El odio fermenta paciente en la tripa del miserable y el rencor goza de buena memoria en la mente del fanático. Con frecuencia, además, la ofensa no es sino un pretexto para alimentar algo que tiene otras razones más oscuras, un resentimiento antiguo y profundo que mana de otras fuentes. La obra de Salman Rushdie ofende a quien ofende porque muestra que uno puede moverse, cambiar, pensar y cuestionar en libertad.

En nuestro país hemos conocido ese odio violento que agrede al distinto y empequeñece el alma de quien lo alimenta. Y nos quedan rescoldos que no deben ser ni aceptados ni minimizados. Mikel Iturgaiz ha sufrido varios episodios de acoso por ser hijo de quien es. Hay quien afirma que eso no está bien dado que “no tiene culpa de quién es su padre”. Pero en esa frase tenemos el demonio metido, como en los versos que se le colaron a Mahoma. No es que lo que haga el padre no es culpa del hijo, es que no hay culpa en defender posiciones políticas cuando se hace por medios pacíficos y democráticos, como es el caso. Responder a la palabra y a los votos con agresión verbal o física es la esencia del fascismo, la esencia del fanatismo, la esencia de la ruptura de cualquier proyecto democrático de convivencia mínimamente civilizada.

La libertad es quizá la palabra más ingobernable de nuestro vocabulario político y casi diría que es natural que sea así. Un sector de la izquierda la tiene excluida, como desterrada de su imaginario político, como si la libertad fuera un caballo troyano que se presenta siempre para derrotar otros principios igualmente importantes de nuestro puzle político, como la igualdad, la justicia o la solidaridad. Pero ni la igualdad ni la solidaridad existen sin la libertad como ingrediente necesario. Y desde luego la justicia es inseparable de la libertad con la que hace un buen equipo que junto avanza pero cuyos integrantes irremediablemente mueren al dividirse.

Un sector de la derecha, por su lado, reclama la libertad con la belle indifférence del niño rico, del idiota moral, del ácrata desmelenado, del provocador de la nada. Es aquella libertad de contagiar sin cortapisas de hace unos meses o esta libertad de encender las luces o consumir la energía que yo quiera sin que nadie pueda limitarme, de estos días. Es la libertad ayusista de la sonrisa a veces bobalicona a veces aviesa, del espíritu pequeño y de las ideas pocas, cerradas y autosuficientes.

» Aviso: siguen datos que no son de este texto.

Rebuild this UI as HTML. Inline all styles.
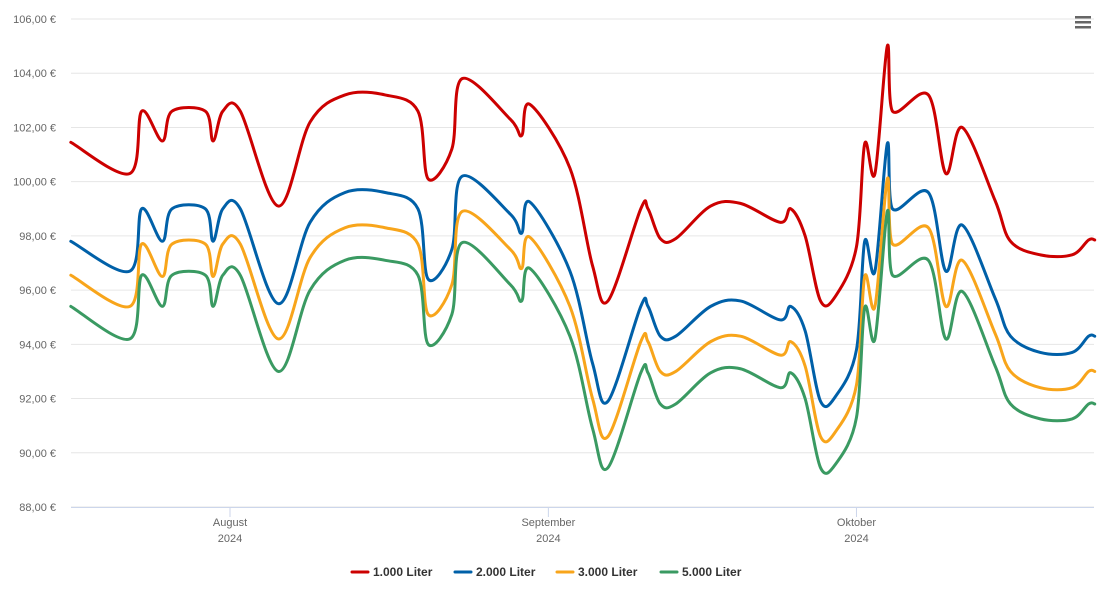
<!DOCTYPE html>
<html><head><meta charset="utf-8"><style>
body{margin:0;background:#fff;font-family:"Liberation Sans",sans-serif}
svg text{font-family:"Liberation Sans",sans-serif}
</style></head><body>
<svg id="chart" width="1105" height="602" xmlns="http://www.w3.org/2000/svg">
<g id="grid"></g>
<g id="yaxis"></g>
<g id="xaxis"></g>
<g id="series"></g>
<g id="legend"></g>
<g transform="translate(1075,16)">
<rect x="0" y="0" width="16" height="2.5" fill="#666"/><rect x="0" y="5" width="16" height="2.5" fill="#666"/><rect x="0" y="10" width="16" height="2.5" fill="#666"/>
</g>
</svg>
<script>
// day offsets from 1 Aug 2024
const days=[-15.5,-9.75,-8.6,-6.6,-5.65,-2.4,-1.65,-0.7,1,4.7,7.8,11.2,15.1,18.3,19.3,21.6,22.6,27.3,28.4,29.2,33.1,35.3,36.8,40,40.7,41.9,43.4,46.8,49.7,53.6,54.6,56,57.5,59,61,61.8,62.8,64,64.5,68,69.7,71.3,74.5,76,78.9,82,83.6,84.2];
const liter1000=[101.45,100.3,102.6,101.5,102.6,102.6,101.5,102.6,102.6,99.1,102.2,103.2,103.2,102.6,100.1,101.2,103.8,102.3,101.7,102.85,100.5,96.9,95.6,99.0,99.0,97.9,97.9,99.1,99.2,98.5,99.0,98.0,95.6,95.8,97.6,101.4,100.3,105.0,102.6,103.2,100.3,102.0,99.3,97.8,97.3,97.3,97.85,97.85];
const liter2000=[97.8,96.7,99.0,97.8,99.0,99.0,97.8,99.0,99.0,95.5,98.5,99.6,99.6,99.0,96.4,97.5,100.2,98.8,98.1,99.25,96.7,93.3,91.9,95.4,95.4,94.3,94.3,95.4,95.6,94.9,95.4,94.5,91.9,92.1,93.8,97.8,96.7,101.4,99.0,99.6,96.7,98.4,95.7,94.3,93.7,93.7,94.3,94.3];
const liter3000=[96.55,95.4,97.7,96.5,97.7,97.7,96.5,97.7,97.7,94.2,97.2,98.3,98.3,97.7,95.1,96.2,98.9,97.5,96.8,97.95,95.4,92.0,90.6,94.1,94.1,93.0,93.0,94.1,94.3,93.6,94.1,93.2,90.6,90.8,92.5,96.5,95.4,100.1,97.7,98.3,95.4,97.1,94.4,93.0,92.4,92.4,93.0,93.0];
const liter5000=[95.4,94.2,96.55,95.4,96.55,96.55,95.4,96.55,96.55,93.0,96.0,97.1,97.1,96.55,94.0,95.1,97.75,96.2,95.6,96.8,94.3,90.9,89.45,92.95,92.95,91.8,91.8,92.95,93.1,92.4,92.95,92.0,89.45,89.6,91.3,95.35,94.2,98.9,96.55,97.1,94.2,95.95,93.2,91.8,91.25,91.25,91.8,91.8];
const yTicks=[88,90,92,94,96,98,100,102,104,106];
const monthDays=[0,31,61];
const monthLabels=["August","September","Oktober"];
const seriesNames=["1.000 Liter","2.000 Liter","3.000 Liter","5.000 Liter"];
const colors=["#cc0000","#0060a8","#f8a51b","#3a9a62"];
const allSeries=[liter1000,liter2000,liter3000,liter5000];

const X0=71,X1=1094,Y0=507,Y1=19;
const xS=d=>230+d*10.27;
const yS=v=>Y0-(v-88)/(106-88)*(Y0-Y1);
const NS="http://www.w3.org/2000/svg";
function mk(tag,attrs,parent){const e=document.createElementNS(NS,tag);for(const k in attrs)e.setAttribute(k,attrs[k]);parent.appendChild(e);return e;}
const grid=document.getElementById('grid'),ya=document.getElementById('yaxis'),xa=document.getElementById('xaxis');
yTicks.forEach(t=>{
 const l=mk('line',{x1:X0,x2:X1,y1:yS(t),y2:yS(t),stroke:'#e6e6e6','stroke-width':1},grid);
 
 
 const tx=mk('text',{x:56,y:yS(t)+4,'text-anchor':'end','font-size':11,fill:'#666'},ya);
 tx.textContent=t.toFixed(2).replace('.',',')+' €';
 
 
});
const ax=mk('line',{x1:X0,x2:X1,y1:Y0+0.5,y2:Y0+0.5,stroke:'#ccd6eb','stroke-width':1},xa);


monthDays.forEach((d,i)=>{
 const x=xS(d);
 const tk=mk('line',{x1:x,x2:x,y1:Y0,y2:Y0+10,stroke:'#ccd6eb'},xa);
 
 
 const t=mk('text',{x:x,y:526,'text-anchor':'middle','font-size':11,fill:'#666'},xa);
 
 
 const a=mk('tspan',{x:x},t);a.textContent=monthLabels[i];
 const b=mk('tspan',{x:x,dy:16},t);b.textContent='2024';
});
function path(vals){
 const p=days.map((d,i)=>[xS(d),yS(vals[i])]);
 let s='M'+p[0][0]+','+p[0][1];
 for(let i=0;i<p.length-1;i++){
  const a=p[i-1]||p[i],b=p[i],c=p[i+1],e=p[i+2]||c;
  let c1x=b[0]+(c[0]-a[0])/6,c1y=b[1]+(c[1]-a[1])/6;
  let c2x=c[0]-(e[0]-b[0])/6,c2y=c[1]-(e[1]-b[1])/6;
  c1x=Math.min(Math.max(c1x,b[0]),c[0]);c2x=Math.min(Math.max(c2x,b[0]),c[0]);
  s+=` C${c1x},${c1y} ${c2x},${c2y} ${c[0]},${c[1]}`;
 }
 return s;
}
const sg=document.getElementById('series'),lg=document.getElementById('legend');
const legX=[352,455,557,661];
allSeries.forEach((vals,i)=>{
 const pth=mk('path',{d:path(vals),fill:'none',stroke:colors[i],'stroke-width':3,'stroke-linejoin':'round','stroke-linecap':'round'},sg);
 
 
 const g=mk('g',{},lg);
 
 
 mk('line',{x1:legX[i],x2:legX[i]+16,y1:572,y2:572,stroke:colors[i],'stroke-width':3,'stroke-linecap':'round'},g);
 const t=mk('text',{x:legX[i]+21,y:576,'font-size':12,'font-weight':'bold',fill:'#333'},g);
 t.textContent=seriesNames[i];
});
</script>
</body></html>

La libertad compleja e ingobernable es la que nos jugamos en este cruce de caminos de la historia. Una libertad que debería ser indistinguible de la responsabilidad, de la madurez de hacerte cargo de sus consecuencias. Una libertad de la que, aunque dé miedo, no podemos abjurar, a la que no podemos renunciar declarándonos ajenos a lo que sucede, marcando una distancia con lo que no entendemos y nos supera, como si alejándonos de la complejidad del mundo, de la política, de la decisión personal del voto, ganáramos paz. Pero me temo que alejarnos del foro no nos acerca un milímetro a la descansada vida, sino que nos hunde más.

La libertad exige, como la vieja escolástica decía, de conocimiento, además de capacidad y de voluntad. Un conocimiento que cada día debilitamos más cuando damos la misma credibilidad al improvisado comentario del ignorante, especialmente si es un poco malévolo, que al dato contrastado o al elaborado testimonio de quien sabe.

La libertad que nos permite buscar y acceder a la información lo más contrastada, transparente y veraz que resulte posible, es la que otros pueblos pagan con su vida o con años de cárcel, como en Irán o Rusia. Porque sí, volvemos a Ucrania, donde se libra una guerra militar pero también una batalla cultural e ideológica por la libertad frente a las propuestas totalitarias. Y este es un conflicto ante el que no podemos permitirnos el lujo de sentirnos cansados o indiferentes, no da vacaciones de verano al discernimiento y exige esfuerzos cívicos y políticos de todos nosotros.